[What is needed] Retype exactly the lines from the first one through the line with "from matplotlib.ticker import", including both ends; skip any pictures.
# Start of Working data
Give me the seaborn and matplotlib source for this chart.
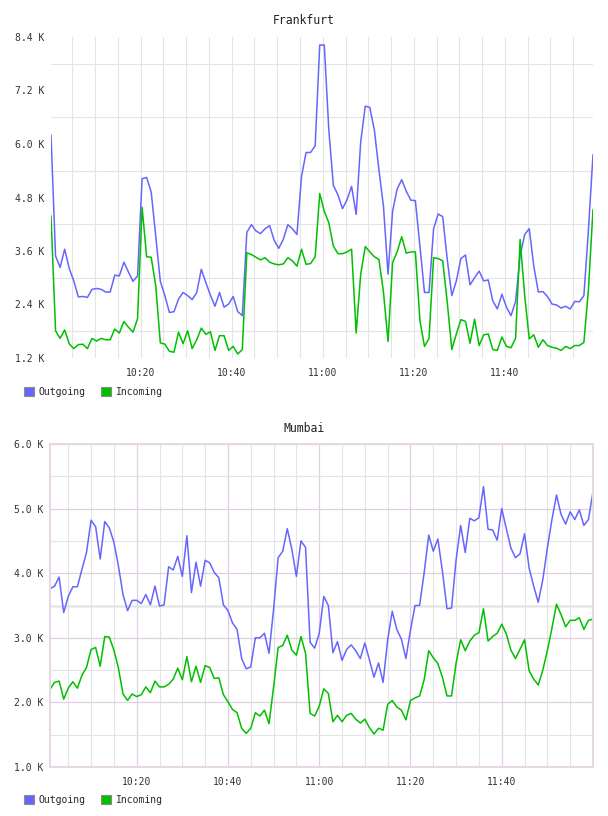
import matplotlib
matplotlib.use("Agg")
import numpy as np
import pandas as pd
import seaborn as sns
import matplotlib.pyplot as plt
import matplotlib.dates as mdates
from matplotlib.patches import Patch
from matplotlib.ticker import FixedLocator, FuncFormatter

# traffic in K, one sample per minute
fra_start = "2024-01-01 10:00:20"
fra_out = [6.20, 3.49, 3.23, 3.64, 3.21, 2.93, 2.57, 2.58, 2.56, 2.74,
           2.76, 2.74, 2.68, 2.68, 3.06, 3.04, 3.35, 3.13, 2.92, 3.04,
           5.22, 5.25, 4.92, 3.93, 2.92, 2.60, 2.22, 2.24, 2.52, 2.67,
           2.60, 2.51, 2.67, 3.19, 2.89, 2.61, 2.36, 2.67, 2.34, 2.41,
           2.58, 2.24, 2.15, 4.02, 4.19, 4.05, 3.99, 4.10, 4.17, 3.84,
           3.66, 3.86, 4.19, 4.10, 3.97, 5.27, 5.81, 5.81, 5.96,
           8.22, 8.22, 6.31, 5.07, 4.86, 4.55, 4.75, 5.05, 4.42, 6.05,
           6.85, 6.82, 6.31, 5.42, 4.60, 3.08, 4.49, 4.99, 5.20, 4.94,
           4.74, 4.73, 3.71, 2.67, 2.67, 4.10, 4.43, 4.37, 3.41, 2.60,
           2.93, 3.43, 3.51, 2.84, 3.00, 3.15, 2.93, 2.95, 2.48, 2.30,
           2.63, 2.34, 2.15, 2.47, 3.49, 3.97, 4.10, 3.26, 2.68, 2.69,
           2.58, 2.41, 2.39, 2.32, 2.36, 2.30, 2.47, 2.46, 2.60, 4.08, 5.76]
fra_in = [4.39, 1.81, 1.64, 1.83, 1.52, 1.41, 1.50, 1.51, 1.41, 1.64,
          1.58, 1.64, 1.61, 1.61, 1.85, 1.76, 2.02, 1.89, 1.78, 2.08,
          4.58, 3.47, 3.46, 2.82, 1.54, 1.51, 1.35, 1.33, 1.78, 1.52,
          1.81, 1.41, 1.61, 1.87, 1.73, 1.79, 1.37, 1.70, 1.70, 1.37,
          1.46, 1.29, 1.39, 3.56, 3.52, 3.46, 3.40, 3.45, 3.35, 3.31,
          3.29, 3.31, 3.45, 3.38, 3.26, 3.64, 3.30, 3.32, 3.47,
          4.89, 4.49, 4.23, 3.71, 3.54, 3.54, 3.58, 3.64, 1.76, 3.08,
          3.70, 3.58, 3.47, 3.41, 2.67, 1.57, 3.34, 3.58, 3.92, 3.55,
          3.58, 3.58, 2.04, 1.46, 1.64, 3.45, 3.43, 3.38, 2.45, 1.39,
          1.74, 2.06, 2.02, 1.53, 2.07, 1.48, 1.72, 1.74, 1.39, 1.37,
          1.67, 1.46, 1.43, 1.64, 3.86, 2.60, 1.63, 1.72, 1.44, 1.61,
          1.48, 1.44, 1.42, 1.37, 1.46, 1.41, 1.48, 1.48, 1.55, 2.74, 4.53]

mum_start = "2024-01-01 10:01:00"
mum_out = [3.76, 3.80, 3.94, 3.39, 3.64, 3.79, 3.79, 4.06, 4.32, 4.82,
           4.72, 4.22, 4.80, 4.70, 4.48, 4.11, 3.67, 3.42, 3.58, 3.58,
           3.53, 3.67, 3.51, 3.80, 3.49, 3.51, 4.10, 4.05, 4.26, 3.95,
           4.58, 3.70, 4.17, 3.80, 4.20, 4.16, 4.01, 3.93, 3.51, 3.42,
           3.23, 3.13, 2.68, 2.52, 2.55, 3.00, 3.00, 3.07, 2.76, 3.44,
           4.24, 4.34, 4.69, 4.37, 3.95, 4.50, 4.40, 2.93,
           2.84, 3.07, 3.64, 3.50, 2.77, 2.94, 2.65, 2.82, 2.89, 2.80,
           2.68, 2.92, 2.66, 2.39, 2.61, 2.31, 2.97, 3.41, 3.13, 2.98,
           2.68, 3.12, 3.50, 3.50, 4.01, 4.59, 4.34, 4.53, 4.03, 3.45,
           3.46, 4.21, 4.74, 4.32, 4.85, 4.81, 4.86, 5.34, 4.68, 4.67,
           4.51, 5.00, 4.69, 4.39, 4.24, 4.30, 4.61, 4.08, 3.80, 3.55,
           3.90, 4.39, 4.83, 5.21, 4.91, 4.76, 4.95, 4.83, 4.98, 4.74, 4.83, 5.26]
mum_in = [2.20, 2.31, 2.33, 2.05, 2.22, 2.32, 2.22, 2.42, 2.54, 2.82,
          2.85, 2.56, 3.02, 3.01, 2.81, 2.53, 2.13, 2.03, 2.13, 2.09,
          2.12, 2.24, 2.15, 2.33, 2.24, 2.24, 2.28, 2.36, 2.53, 2.35,
          2.71, 2.32, 2.56, 2.31, 2.57, 2.54, 2.37, 2.38, 2.12, 2.01,
          1.89, 1.84, 1.60, 1.52, 1.60, 1.84, 1.79, 1.88, 1.67, 2.24,
          2.85, 2.88, 3.04, 2.81, 2.73, 3.02, 2.76, 1.83,
          1.79, 1.94, 2.21, 2.14, 1.70, 1.80, 1.70, 1.80, 1.83, 1.74,
          1.68, 1.74, 1.61, 1.51, 1.60, 1.57, 1.97, 2.03, 1.93, 1.88,
          1.73, 2.03, 2.07, 2.10, 2.35, 2.80, 2.69, 2.60, 2.39, 2.10,
          2.10, 2.61, 2.97, 2.80, 2.95, 3.04, 3.08, 3.45, 2.95, 3.02,
          3.07, 3.21, 3.06, 2.81, 2.68, 2.82, 2.97, 2.49, 2.36, 2.27,
          2.50, 2.80, 3.15, 3.52, 3.36, 3.17, 3.27, 3.27, 3.31, 3.13, 3.27, 3.29]

tick_labels = ["10:20", "10:40", "11:00", "11:20", "11:40"]
series = ["Outgoing", "Incoming"]
colors = ["#6666ff", "#00c000"]

sns.set_theme(style="white")
plt.rcParams["font.family"] = ["DejaVu Sans Mono"]

GREY = "#e4e4e4"
PURPLE = "#e2d0e2"


def panel(ax, start, out, inc, ylo, yhi, ystep, purple):
    t = pd.date_range(start, periods=len(out), freq="min")
    df = pd.DataFrame({"time": list(t) * 2, "value": out + inc,
                       "series": [series[0]] * len(out) + [series[1]] * len(inc)})
    sns.lineplot(data=df, x="time", y="value", hue="series", hue_order=series,
                 palette=colors, ax=ax, linewidth=1.1, legend=False)
    ax.set_xlim(t[0], t[-1])
    ax.set_ylim(ylo, yhi)
    ax.set_xlabel("")
    ax.set_ylabel("")

    day = t[0].normalize()
    major = [day + pd.Timedelta(hours=int(s[:2]), minutes=int(s[3:])) for s in tick_labels]
    ax.xaxis.set_major_locator(FixedLocator(mdates.date2num(major)))
    ax.xaxis.set_major_formatter(mdates.DateFormatter("%H:%M"))
    ax.xaxis.set_minor_locator(mdates.MinuteLocator(byminute=range(0, 60, 5)))

    yt = np.round(np.arange(ylo, yhi + 1e-6, ystep), 2)
    ax.yaxis.set_major_locator(FixedLocator(yt))
    ax.yaxis.set_minor_locator(FixedLocator(yt[:-1] + ystep / 2))
    ax.yaxis.set_major_formatter(FuncFormatter(lambda v, p: f"{v:.1f} K"))

    ax.tick_params(which="both", length=0, labelsize=7, labelcolor="#333333")
    ax.tick_params(axis="y", pad=5)
    ax.tick_params(axis="x", pad=7)
    ax.set_axisbelow(True)
    ax.grid(False)
    if purple:
        ax.xaxis.grid(True, which="major", color=PURPLE, lw=0.9)
        ax.yaxis.grid(True, which="major", color=PURPLE, lw=0.9)
        ax.xaxis.grid(True, which="minor", color=GREY, lw=0.8)
        ax.yaxis.grid(True, which="minor", color=GREY, lw=0.8)
        ax.axhline(3.5, color="#eeeeee", lw=2, zorder=0)
        for s in ax.spines.values():
            s.set_visible(True)
            s.set_color("#e6d8e6")
            s.set_linewidth(1.5)
    else:
        ax.xaxis.grid(True, which="both", color=GREY, lw=0.8)
        ax.yaxis.grid(True, which="minor", color=GREY, lw=0.8)
        for s in ax.spines.values():
            s.set_visible(False)


fig = plt.figure(figsize=(6.08, 8.16), dpi=100)
ax1 = fig.add_axes([51 / 608, 1 - 358 / 816, 542 / 608, 321 / 816])
ax2 = fig.add_axes([50 / 608, 1 - 767 / 816, 543 / 608, 323 / 816])

panel(ax1, fra_start, fra_out, fra_in, 1.2, 8.4, 1.2, False)
panel(ax2, mum_start, mum_out, mum_in, 1.0, 6.0, 1.0, True)

fig.text(0.5, 1 - 20 / 816, "Frankfurt", ha="center", va="center", fontsize=8.3, color="#222222")
fig.text(0.5, 1 - 429 / 816, "Mumbai", ha="center", va="center", fontsize=8.3, color="#222222")

handles = [Patch(facecolor=c, edgecolor="#8a8a8a", linewidth=0.8) for c in colors]
for yc in (392, 800):
    fig.legend(handles, series, loc="center left", bbox_to_anchor=(24 / 608, 1 - yc / 816),
               ncol=2, frameon=False, prop={"size": 7}, handlelength=1.0, handleheight=1.0,
               handletextpad=0.5, columnspacing=1.6, borderpad=0, borderaxespad=0)

fig.savefig("out.png", dpi=100)
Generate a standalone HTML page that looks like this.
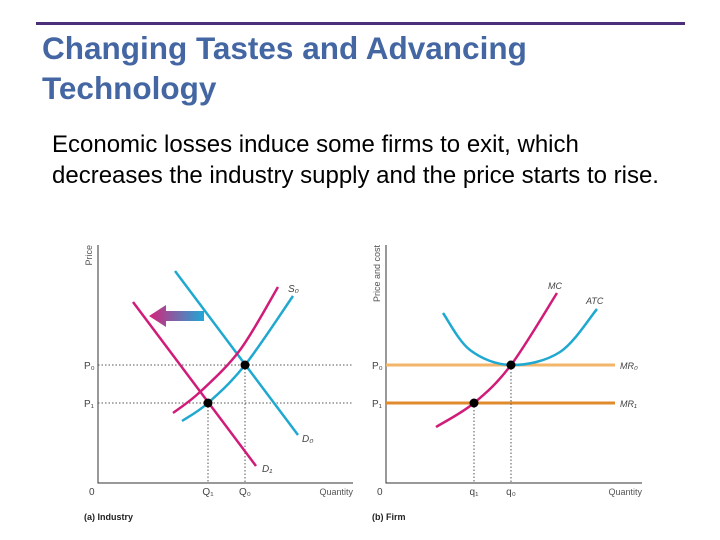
<!DOCTYPE html>
<html><head><meta charset="utf-8"><style>
body{margin:0;width:720px;height:540px;background:#fff;position:relative;overflow:hidden;font-family:"Liberation Sans",sans-serif}
.t{position:absolute;left:42px;top:28px;font-size:31.5px;font-weight:bold;color:#4467a3;line-height:40px}
.b{position:absolute;left:52px;top:129px;font-size:24px;color:#000;line-height:31px}
svg{position:absolute;left:0;top:0}
</style></head><body>
<div style="position:absolute;left:36px;top:22px;width:649px;height:3px;background:#4b2f7a"></div>
<div class="t">Changing Tastes and Advancing<br>Technology</div>
<div class="b">Economic losses induce some firms to exit, which<br>decreases the industry supply and the price starts to rise.</div>
<svg width="720" height="540" font-family="Liberation Sans, sans-serif">
<defs><linearGradient id="g" x1="0" x2="1"><stop offset="0" stop-color="#d6237a"/><stop offset="1" stop-color="#1fa8d8"/></linearGradient></defs>
<g id="L"></g>
<g id="R"></g>
</svg>
<script>
// Industry
const prices=[365,403]; // P0,P1 pixel-mapped price levels
const indQ=[245,208]; // Q0,Q1
const D0=[[175,271],[298,435]];
const D1=[[133,302],[256,466]];
const S0=[[182,421],[208,403],[245,365],[293,296]];
const S1=[[173,413],[200,392],[240,350],[278,287]];
// Firm
const firmQ=[511,474];
const ATC=[[443,313],[470,350],[511,365],[560,352],[597,309]];
const MC=[[436,427],[474,403],[511,365],[557,293]];
const NS='http://www.w3.org/2000/svg';
function el(p,t,a,txt){const e=document.createElementNS(NS,t);for(const k in a)e.setAttribute(k,a[k]);if(txt!=null)e.textContent=txt;p.appendChild(e);return e;}
function smooth(pts){let d='M'+pts[0][0]+','+pts[0][1];for(let i=1;i<pts.length;i++){const p0=pts[i-1],p1=pts[i];const pm=pts[i-2]||p0,pn=pts[i+1]||p1;const c1=[p0[0]+(p1[0]-pm[0])/6,p0[1]+(p1[1]-pm[1])/6],c2=[p1[0]-(pn[0]-p0[0])/6,p1[1]-(pn[1]-p0[1])/6];d+=' C'+c1+' '+c2+' '+p1;}return d;}
const L=document.getElementById('L'),R=document.getElementById('R');
function axes(g,x0,x1,yl,lbl){
 const a=el(g,'path',{d:`M${x0},245 V483 H${x1}`,fill:'none',stroke:'#333','stroke-width':1});
 
 const t=el(g,'text',{x:0,y:0,'font-size':9,fill:'#555',transform:`translate(${x0-6},${yl}) rotate(-90)`,'text-anchor':'end'},lbl);
 
 const q=el(g,'text',{x:x1,y:495,'font-size':9,fill:'#555','text-anchor':'end'},'Quantity');
 
 const o=el(g,'text',{x:x0-9,y:495,'font-size':10,fill:'#444'},'0');
 
}
axes(L,98,353,245,'Price');axes(R,386,642,245,'Price and cost');
['P₀','P₁'].forEach((s,i)=>{const l=el(L,'line',{x1:98,x2:353,y1:prices[i],y2:prices[i],stroke:'#555','stroke-dasharray':'1.5,2','stroke-width':1});
 const t=el(L,'text',{x:84,y:prices[i]+4,'font-size':10,fill:'#444'},s);});
['Q₀','Q₁'].forEach((s,i)=>{const l=el(L,'line',{x1:indQ[i],x2:indQ[i],y1:prices[i],y2:483,stroke:'#555','stroke-dasharray':'1.5,2'});
 const t=el(L,'text',{x:indQ[i],y:495,'font-size':10,fill:'#444','text-anchor':'middle'},s);});
function curve(g,pts,col,name){const p=el(g,'path',{d:smooth(pts),fill:'none',stroke:col,'stroke-width':2.5});}
curve(L,D0,'#1fa8d0','demand-d0');curve(L,D1,'#d01c78','demand-d1');curve(L,S0,'#1fa8d0','supply-s0');curve(L,S1,'#d01c78','supply-s1');
const ar=el(L,'path',{d:'M204,311 H166 V305 L149,316 L166,327 V321 H204 Z',fill:'url(#g)'});
[['S₀',288,292],['D₀',302,442],['D₁',262,472]].forEach(a=>{const t=el(L,'text',{x:a[1],y:a[2],'font-size':10,'font-style':'italic',fill:'#444'},a[0]);});
[[indQ[0],prices[0]],[indQ[1],prices[1]]].forEach(p=>{const c=el(L,'circle',{cx:p[0],cy:p[1],r:4.5,fill:'#000'});});
const t1=el(L,'text',{x:84,y:520,'font-size':9,'font-weight':'bold',fill:'#222'},'(a) Industry');
const mrc=['#f2b56a','#e08a2e'];
['MR₀','MR₁'].forEach((s,i)=>{const l=el(R,'line',{x1:386,x2:615,y1:prices[i],y2:prices[i],stroke:mrc[i],'stroke-width':3});
 const t=el(R,'text',{x:620,y:prices[i]+4,'font-size':9,'font-style':'italic',fill:'#444'},s);
 const p=el(R,'text',{x:372,y:prices[i]+4,'font-size':10,fill:'#444'},['P₀','P₁'][i]);});
['q₀','q₁'].forEach((s,i)=>{const l=el(R,'line',{x1:firmQ[i],x2:firmQ[i],y1:prices[i],y2:483,stroke:'#555','stroke-dasharray':'1.5,2'});
 const t=el(R,'text',{x:firmQ[i],y:495,'font-size':10,fill:'#444','text-anchor':'middle'},s);});
curve(R,ATC,'#1fa8d0','atc-curve');curve(R,MC,'#d01c78','mc-curve');
[['MC',548,289],['ATC',586,304]].forEach(a=>{const t=el(R,'text',{x:a[1],y:a[2],'font-size':9,'font-style':'italic',fill:'#444'},a[0]);});
[[firmQ[0],prices[0]],[firmQ[1],prices[1]]].forEach(p=>{const c=el(R,'circle',{cx:p[0],cy:p[1],r:4.5,fill:'#000'});});
const t2=el(R,'text',{x:372,y:520,'font-size':9,'font-weight':'bold',fill:'#222'},'(b) Firm');
</script>
</body></html>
# End of Working data
[Response to this exercise]
Give me the seaborn and matplotlib source for this chart.
import matplotlib
matplotlib.use("Agg")
import numpy as np
import pandas as pd
import seaborn as sns
import matplotlib.pyplot as plt
import matplotlib.dates as mdates
from matplotlib.patches import Patch
from matplotlib.ticker import FixedLocator, FuncFormatter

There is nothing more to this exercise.